■ **What to produce**
Start at the line where "Convert this chart to D3.js code." appears and end at the line where "var breaks = [[3, 7], [9.5, 22.5]];" appears; repeat those lines exactly, both ends included, leaving pictures behind.

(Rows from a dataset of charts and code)
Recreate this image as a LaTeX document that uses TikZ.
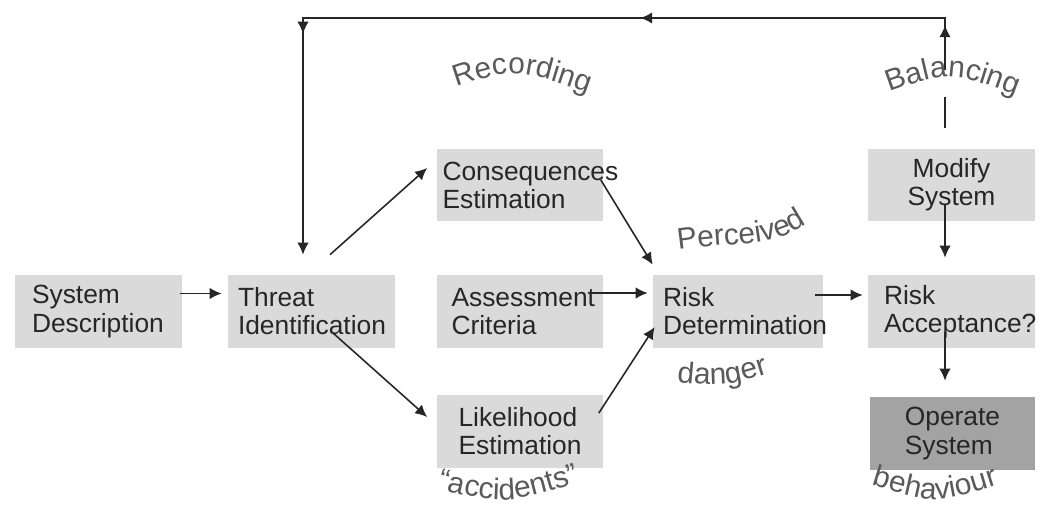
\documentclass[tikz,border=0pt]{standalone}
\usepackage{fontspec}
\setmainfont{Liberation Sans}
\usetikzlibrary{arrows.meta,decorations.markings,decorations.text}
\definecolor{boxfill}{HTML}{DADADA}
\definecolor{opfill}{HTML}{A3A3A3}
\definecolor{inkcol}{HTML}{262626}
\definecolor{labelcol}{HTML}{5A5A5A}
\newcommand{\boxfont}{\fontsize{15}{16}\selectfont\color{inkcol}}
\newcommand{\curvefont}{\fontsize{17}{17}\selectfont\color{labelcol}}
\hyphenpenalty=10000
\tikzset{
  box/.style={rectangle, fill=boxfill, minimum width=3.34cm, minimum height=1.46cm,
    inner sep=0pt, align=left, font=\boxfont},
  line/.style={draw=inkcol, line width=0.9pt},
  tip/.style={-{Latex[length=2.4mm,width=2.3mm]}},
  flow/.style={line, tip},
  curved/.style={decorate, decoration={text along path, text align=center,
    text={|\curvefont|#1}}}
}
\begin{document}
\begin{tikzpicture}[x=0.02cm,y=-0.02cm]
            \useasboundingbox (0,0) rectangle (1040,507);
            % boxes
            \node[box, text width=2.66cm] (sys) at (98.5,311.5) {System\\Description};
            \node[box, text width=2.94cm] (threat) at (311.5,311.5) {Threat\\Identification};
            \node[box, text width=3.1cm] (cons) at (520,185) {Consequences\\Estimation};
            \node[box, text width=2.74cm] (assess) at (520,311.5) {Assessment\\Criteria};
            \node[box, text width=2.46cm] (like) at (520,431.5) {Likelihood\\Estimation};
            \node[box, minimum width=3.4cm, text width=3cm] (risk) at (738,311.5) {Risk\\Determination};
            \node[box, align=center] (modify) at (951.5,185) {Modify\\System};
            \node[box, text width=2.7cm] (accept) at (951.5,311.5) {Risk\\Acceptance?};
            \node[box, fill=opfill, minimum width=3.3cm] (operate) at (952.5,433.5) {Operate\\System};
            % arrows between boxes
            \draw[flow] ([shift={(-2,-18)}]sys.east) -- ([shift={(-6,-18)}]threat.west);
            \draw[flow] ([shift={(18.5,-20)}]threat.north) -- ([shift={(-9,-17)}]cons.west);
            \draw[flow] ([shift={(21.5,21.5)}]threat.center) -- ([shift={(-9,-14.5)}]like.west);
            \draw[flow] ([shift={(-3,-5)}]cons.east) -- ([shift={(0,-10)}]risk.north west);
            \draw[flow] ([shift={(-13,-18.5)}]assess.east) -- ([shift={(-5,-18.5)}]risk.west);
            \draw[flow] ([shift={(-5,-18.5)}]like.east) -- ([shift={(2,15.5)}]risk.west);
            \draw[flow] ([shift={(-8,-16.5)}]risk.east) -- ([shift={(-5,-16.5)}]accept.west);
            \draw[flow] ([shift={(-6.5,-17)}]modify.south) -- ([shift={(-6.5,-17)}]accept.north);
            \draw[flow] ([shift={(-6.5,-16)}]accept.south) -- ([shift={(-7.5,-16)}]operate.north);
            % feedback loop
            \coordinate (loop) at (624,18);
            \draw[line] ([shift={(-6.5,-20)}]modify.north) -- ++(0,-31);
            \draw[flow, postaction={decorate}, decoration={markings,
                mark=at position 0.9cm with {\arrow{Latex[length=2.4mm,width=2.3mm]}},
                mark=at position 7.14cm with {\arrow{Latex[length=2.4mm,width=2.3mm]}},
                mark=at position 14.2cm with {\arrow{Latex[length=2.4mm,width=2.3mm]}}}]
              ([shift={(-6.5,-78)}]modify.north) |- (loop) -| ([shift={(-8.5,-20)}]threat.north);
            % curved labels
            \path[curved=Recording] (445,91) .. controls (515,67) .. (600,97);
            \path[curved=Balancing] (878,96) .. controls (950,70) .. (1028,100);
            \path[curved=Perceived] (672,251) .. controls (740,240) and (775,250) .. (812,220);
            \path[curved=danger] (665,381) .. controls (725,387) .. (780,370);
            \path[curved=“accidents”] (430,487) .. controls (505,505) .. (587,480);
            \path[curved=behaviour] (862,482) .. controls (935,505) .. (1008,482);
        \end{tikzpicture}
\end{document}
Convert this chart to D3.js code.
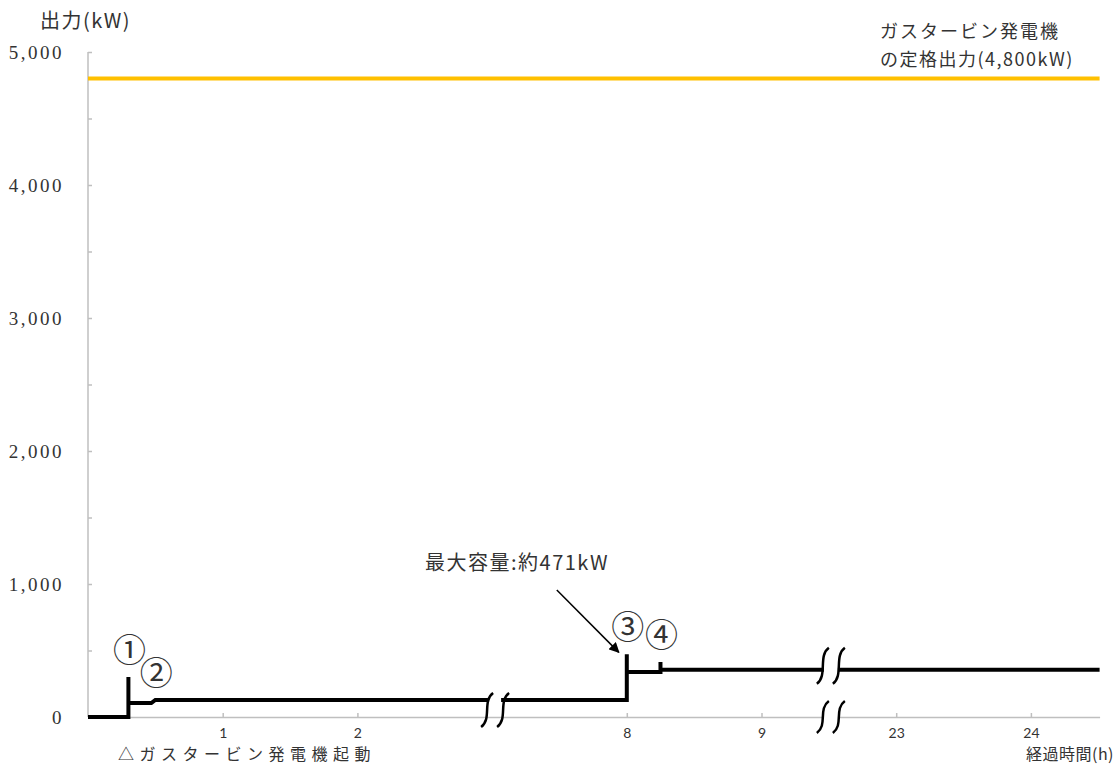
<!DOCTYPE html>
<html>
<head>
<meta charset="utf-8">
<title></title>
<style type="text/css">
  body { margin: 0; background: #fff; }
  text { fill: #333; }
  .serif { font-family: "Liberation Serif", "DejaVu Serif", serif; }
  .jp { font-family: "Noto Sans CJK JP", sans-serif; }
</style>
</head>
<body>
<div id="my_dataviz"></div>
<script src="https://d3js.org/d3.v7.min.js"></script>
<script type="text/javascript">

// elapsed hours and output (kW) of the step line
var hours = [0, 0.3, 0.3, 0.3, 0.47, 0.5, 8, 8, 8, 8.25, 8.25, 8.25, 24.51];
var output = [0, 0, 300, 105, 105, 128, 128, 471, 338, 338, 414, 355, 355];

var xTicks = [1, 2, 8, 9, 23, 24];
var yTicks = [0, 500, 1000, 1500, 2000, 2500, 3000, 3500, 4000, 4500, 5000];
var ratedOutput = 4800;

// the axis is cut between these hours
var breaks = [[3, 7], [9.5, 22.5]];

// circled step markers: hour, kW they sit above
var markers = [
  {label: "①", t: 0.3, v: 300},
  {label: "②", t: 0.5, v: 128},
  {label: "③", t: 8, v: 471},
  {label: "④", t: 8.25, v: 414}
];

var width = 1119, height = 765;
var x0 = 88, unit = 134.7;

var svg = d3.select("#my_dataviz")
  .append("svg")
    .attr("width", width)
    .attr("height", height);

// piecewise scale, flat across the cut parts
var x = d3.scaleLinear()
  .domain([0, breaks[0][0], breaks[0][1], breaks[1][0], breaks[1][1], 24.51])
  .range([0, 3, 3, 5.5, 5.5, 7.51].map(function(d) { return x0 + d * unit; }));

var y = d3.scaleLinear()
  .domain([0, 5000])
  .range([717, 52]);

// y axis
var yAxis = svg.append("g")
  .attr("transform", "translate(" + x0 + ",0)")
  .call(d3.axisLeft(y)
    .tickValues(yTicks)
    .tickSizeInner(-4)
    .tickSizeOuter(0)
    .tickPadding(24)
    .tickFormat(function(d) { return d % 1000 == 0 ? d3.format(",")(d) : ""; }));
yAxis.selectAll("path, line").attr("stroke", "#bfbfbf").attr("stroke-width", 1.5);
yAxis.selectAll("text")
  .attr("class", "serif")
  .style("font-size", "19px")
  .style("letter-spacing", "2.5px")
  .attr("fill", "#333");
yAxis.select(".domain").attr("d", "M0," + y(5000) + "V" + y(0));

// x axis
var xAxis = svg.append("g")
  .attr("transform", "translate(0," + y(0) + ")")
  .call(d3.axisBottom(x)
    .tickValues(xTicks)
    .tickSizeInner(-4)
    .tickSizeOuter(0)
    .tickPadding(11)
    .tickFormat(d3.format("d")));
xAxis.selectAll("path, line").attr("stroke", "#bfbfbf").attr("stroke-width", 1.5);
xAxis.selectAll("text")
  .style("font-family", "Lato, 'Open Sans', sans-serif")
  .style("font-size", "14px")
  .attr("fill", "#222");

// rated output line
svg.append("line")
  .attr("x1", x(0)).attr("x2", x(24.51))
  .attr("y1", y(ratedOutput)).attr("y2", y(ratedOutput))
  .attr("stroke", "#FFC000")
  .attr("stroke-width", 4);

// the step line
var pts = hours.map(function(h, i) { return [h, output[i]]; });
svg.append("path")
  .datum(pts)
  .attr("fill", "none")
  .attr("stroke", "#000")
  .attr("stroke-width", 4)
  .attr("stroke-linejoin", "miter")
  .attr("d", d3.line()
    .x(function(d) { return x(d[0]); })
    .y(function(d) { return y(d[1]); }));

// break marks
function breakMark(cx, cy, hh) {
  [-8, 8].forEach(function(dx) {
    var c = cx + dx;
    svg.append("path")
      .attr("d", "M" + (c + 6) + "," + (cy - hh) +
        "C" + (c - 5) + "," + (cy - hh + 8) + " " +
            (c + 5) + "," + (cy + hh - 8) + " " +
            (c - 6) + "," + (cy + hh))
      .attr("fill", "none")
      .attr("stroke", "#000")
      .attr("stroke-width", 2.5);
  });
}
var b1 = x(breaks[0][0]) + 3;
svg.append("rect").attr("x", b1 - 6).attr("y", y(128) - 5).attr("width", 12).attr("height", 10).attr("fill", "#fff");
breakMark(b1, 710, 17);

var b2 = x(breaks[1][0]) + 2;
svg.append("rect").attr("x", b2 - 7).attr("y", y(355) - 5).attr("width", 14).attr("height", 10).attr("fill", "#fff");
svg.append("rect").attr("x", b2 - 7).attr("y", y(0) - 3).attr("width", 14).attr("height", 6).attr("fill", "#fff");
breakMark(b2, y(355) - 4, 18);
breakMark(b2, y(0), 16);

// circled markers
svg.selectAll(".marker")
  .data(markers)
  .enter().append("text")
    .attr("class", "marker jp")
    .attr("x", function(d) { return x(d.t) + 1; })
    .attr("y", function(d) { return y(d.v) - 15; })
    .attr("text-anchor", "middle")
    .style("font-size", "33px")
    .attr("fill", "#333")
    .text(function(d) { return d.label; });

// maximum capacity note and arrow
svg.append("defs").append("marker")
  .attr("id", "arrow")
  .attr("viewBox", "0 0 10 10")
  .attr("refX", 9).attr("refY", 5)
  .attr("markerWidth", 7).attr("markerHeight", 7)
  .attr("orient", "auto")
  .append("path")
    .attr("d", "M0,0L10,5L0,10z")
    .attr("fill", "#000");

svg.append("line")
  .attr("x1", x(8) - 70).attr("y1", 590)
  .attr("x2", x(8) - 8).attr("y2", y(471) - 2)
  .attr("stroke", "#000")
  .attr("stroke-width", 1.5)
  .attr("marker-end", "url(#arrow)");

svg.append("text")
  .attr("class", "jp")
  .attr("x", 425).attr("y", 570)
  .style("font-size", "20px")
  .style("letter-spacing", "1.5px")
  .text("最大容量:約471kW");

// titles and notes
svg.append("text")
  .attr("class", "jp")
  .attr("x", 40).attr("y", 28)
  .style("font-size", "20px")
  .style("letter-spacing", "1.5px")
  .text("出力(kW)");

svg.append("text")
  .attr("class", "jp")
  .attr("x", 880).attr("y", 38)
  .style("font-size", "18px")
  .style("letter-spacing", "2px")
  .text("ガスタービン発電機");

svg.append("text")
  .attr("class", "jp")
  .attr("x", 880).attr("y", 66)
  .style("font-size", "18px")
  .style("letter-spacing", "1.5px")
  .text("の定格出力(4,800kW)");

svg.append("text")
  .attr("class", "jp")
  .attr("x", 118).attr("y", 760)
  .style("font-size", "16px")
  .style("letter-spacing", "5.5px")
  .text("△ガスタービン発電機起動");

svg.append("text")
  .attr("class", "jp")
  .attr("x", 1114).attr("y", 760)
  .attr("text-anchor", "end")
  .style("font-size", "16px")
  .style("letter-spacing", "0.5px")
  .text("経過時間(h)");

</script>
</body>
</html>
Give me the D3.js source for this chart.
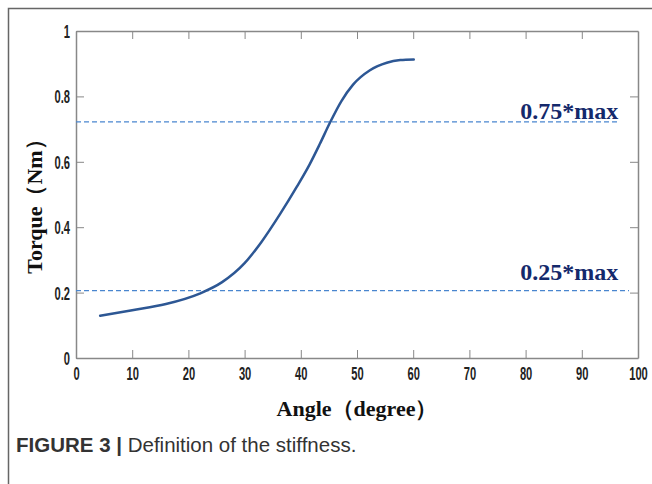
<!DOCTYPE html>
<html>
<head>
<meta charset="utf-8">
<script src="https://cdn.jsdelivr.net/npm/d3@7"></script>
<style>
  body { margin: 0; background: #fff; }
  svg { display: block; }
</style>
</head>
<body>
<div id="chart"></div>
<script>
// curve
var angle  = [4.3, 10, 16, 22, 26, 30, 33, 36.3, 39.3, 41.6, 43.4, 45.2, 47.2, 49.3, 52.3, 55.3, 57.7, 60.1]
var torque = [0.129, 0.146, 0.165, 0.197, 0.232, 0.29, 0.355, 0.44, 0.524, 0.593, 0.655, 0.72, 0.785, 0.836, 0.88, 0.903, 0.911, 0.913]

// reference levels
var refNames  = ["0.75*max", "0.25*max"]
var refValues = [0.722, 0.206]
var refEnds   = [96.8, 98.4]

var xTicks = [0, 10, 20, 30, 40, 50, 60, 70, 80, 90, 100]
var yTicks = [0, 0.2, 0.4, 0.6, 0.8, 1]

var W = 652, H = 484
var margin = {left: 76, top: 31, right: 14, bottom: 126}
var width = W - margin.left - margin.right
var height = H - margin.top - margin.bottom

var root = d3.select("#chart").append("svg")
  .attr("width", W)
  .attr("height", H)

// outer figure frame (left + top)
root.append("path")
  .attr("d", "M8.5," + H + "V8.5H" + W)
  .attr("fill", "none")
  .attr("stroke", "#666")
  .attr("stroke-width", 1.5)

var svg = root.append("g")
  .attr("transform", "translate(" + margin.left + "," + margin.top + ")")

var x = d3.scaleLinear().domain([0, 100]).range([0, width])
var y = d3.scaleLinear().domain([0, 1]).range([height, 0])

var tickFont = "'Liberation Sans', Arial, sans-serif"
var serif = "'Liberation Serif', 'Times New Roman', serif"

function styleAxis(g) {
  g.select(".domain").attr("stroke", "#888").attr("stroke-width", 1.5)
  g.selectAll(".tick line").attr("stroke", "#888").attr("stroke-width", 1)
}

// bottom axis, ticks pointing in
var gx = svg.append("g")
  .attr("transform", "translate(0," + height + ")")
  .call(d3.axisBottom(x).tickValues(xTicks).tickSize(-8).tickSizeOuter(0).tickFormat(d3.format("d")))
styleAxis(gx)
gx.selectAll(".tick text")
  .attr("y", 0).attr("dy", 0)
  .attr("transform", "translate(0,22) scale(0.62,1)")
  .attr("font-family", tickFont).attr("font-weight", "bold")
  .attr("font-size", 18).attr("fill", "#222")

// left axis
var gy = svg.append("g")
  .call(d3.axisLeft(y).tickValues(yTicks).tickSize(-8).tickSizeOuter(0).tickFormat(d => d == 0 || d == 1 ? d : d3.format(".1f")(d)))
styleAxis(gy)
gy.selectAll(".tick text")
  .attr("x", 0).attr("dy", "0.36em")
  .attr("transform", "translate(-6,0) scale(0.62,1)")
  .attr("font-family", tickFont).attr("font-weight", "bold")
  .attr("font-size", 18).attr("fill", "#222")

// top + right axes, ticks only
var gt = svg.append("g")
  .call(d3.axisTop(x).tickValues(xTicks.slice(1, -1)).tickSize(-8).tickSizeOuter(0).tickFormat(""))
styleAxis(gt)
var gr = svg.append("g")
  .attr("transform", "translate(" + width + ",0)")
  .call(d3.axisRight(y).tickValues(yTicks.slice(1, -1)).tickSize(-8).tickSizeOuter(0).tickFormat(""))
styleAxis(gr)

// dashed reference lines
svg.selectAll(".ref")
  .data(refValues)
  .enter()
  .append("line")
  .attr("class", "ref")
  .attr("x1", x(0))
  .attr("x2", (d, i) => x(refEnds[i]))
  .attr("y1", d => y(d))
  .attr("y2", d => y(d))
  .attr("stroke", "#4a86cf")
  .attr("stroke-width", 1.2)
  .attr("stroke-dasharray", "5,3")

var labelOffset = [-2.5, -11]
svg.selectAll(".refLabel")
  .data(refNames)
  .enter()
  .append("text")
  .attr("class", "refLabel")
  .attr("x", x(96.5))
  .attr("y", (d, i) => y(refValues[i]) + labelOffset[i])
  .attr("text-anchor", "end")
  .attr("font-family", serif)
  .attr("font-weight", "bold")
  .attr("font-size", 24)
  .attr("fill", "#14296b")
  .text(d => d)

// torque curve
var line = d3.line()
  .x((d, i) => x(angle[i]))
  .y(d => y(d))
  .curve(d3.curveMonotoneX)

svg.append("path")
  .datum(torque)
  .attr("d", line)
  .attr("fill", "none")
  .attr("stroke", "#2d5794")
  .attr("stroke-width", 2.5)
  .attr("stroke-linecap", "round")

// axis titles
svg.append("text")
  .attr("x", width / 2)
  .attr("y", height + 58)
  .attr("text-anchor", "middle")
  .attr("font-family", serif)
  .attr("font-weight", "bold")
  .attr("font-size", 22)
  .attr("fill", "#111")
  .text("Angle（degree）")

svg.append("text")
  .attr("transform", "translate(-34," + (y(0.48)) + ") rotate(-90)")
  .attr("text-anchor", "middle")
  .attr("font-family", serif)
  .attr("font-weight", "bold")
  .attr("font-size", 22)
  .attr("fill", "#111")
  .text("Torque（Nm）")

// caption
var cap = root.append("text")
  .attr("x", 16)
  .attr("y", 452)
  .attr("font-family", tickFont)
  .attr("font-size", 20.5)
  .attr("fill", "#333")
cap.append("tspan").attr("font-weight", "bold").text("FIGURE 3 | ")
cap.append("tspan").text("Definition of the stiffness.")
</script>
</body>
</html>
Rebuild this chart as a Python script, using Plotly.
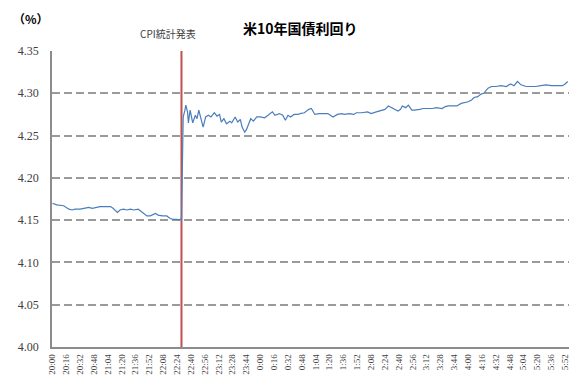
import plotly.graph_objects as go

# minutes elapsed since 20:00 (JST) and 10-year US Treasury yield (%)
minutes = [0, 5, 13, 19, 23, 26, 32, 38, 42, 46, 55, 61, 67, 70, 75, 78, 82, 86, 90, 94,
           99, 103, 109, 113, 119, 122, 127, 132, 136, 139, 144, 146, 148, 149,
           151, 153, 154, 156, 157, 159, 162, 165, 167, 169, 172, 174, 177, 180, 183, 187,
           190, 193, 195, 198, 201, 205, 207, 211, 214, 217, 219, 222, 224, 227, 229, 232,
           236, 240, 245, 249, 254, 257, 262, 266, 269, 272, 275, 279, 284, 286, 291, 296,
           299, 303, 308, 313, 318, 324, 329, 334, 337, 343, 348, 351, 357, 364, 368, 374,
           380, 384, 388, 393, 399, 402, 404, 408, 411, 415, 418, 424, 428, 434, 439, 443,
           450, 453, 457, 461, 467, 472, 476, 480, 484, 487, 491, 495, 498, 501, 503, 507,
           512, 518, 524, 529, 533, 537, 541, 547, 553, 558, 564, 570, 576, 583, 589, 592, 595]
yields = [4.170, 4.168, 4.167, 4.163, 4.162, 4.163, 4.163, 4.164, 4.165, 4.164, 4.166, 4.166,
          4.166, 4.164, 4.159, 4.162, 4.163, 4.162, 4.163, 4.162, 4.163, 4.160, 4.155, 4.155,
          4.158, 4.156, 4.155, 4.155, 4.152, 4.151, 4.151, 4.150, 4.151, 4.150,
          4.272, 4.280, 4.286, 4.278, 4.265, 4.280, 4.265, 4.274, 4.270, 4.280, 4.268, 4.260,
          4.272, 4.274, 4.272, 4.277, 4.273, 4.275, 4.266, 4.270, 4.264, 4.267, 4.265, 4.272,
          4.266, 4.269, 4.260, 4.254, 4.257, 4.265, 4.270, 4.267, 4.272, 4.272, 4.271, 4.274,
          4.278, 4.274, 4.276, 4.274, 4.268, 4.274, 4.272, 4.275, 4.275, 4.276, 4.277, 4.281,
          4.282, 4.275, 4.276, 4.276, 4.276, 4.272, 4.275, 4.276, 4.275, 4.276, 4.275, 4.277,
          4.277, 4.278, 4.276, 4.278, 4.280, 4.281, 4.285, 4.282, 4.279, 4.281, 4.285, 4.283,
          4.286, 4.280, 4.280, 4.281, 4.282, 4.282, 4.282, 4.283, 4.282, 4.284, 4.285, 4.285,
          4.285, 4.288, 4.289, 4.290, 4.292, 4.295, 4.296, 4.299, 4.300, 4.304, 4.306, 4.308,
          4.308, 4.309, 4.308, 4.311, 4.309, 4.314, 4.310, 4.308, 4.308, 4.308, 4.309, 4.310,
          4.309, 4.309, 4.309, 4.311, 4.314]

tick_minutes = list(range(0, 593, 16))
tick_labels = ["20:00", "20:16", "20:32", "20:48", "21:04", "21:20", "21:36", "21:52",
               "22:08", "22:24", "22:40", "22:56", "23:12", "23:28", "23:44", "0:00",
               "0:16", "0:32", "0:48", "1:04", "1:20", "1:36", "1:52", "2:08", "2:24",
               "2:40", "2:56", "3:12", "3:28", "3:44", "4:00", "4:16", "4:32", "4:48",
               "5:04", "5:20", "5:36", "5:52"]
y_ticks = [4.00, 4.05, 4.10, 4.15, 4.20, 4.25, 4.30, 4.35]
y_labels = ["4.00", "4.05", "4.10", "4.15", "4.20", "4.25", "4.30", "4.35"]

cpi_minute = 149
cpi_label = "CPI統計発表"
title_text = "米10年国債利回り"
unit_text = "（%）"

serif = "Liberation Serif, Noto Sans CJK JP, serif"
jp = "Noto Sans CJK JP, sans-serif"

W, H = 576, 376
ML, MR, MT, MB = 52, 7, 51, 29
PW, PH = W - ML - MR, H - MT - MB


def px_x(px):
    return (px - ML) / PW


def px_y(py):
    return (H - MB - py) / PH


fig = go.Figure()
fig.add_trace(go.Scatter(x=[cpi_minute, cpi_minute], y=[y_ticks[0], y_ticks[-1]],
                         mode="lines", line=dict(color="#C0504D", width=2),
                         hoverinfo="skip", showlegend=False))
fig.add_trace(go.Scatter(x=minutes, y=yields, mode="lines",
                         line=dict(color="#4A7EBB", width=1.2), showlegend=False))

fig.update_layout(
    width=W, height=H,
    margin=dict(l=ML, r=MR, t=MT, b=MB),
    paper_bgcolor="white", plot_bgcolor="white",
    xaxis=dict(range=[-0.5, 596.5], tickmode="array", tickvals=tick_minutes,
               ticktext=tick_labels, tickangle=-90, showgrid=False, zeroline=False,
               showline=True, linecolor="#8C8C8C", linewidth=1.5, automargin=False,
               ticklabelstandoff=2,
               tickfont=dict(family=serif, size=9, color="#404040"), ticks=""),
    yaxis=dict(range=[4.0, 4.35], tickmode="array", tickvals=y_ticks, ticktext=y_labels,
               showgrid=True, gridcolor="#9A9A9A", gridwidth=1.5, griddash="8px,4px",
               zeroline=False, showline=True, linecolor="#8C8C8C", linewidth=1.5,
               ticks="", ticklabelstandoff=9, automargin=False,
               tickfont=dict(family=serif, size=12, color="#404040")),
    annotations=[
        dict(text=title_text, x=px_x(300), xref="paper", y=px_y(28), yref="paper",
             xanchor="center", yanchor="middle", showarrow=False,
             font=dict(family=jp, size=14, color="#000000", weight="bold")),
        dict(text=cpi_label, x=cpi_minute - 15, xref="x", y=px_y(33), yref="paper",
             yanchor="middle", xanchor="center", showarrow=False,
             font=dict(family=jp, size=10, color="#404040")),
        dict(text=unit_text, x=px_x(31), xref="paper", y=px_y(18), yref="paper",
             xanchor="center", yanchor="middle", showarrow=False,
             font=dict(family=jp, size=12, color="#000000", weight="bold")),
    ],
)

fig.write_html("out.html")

■ **Correct answer**
Convert this chart to D3.js code.
<!DOCTYPE html>
<html>
<head>
<meta charset="utf-8">
<title></title>
<style type="text/css">
  body { margin: 0; background: #fff; }
  text { fill: #333; }
  .serif { font-family: "Liberation Serif", "DejaVu Serif", serif; }
  .jp { font-family: "Noto Sans CJK JP", sans-serif; }
</style>
</head>
<body>
<div id="my_dataviz"></div>
<script src="https://d3js.org/d3.v7.min.js"></script>
<script type="text/javascript">

// elapsed hours and output (kW) of the step line
var hours = [0, 0.3, 0.3, 0.3, 0.47, 0.5, 8, 8, 8, 8.25, 8.25, 8.25, 24.51];
var output = [0, 0, 300, 105, 105, 128, 128, 471, 338, 338, 414, 355, 355];

var xTicks = [1, 2, 8, 9, 23, 24];
var yTicks = [0, 500, 1000, 1500, 2000, 2500, 3000, 3500, 4000, 4500, 5000];
var ratedOutput = 4800;

// the axis is cut between these hours
var breaks = [[3, 7], [9.5, 22.5]];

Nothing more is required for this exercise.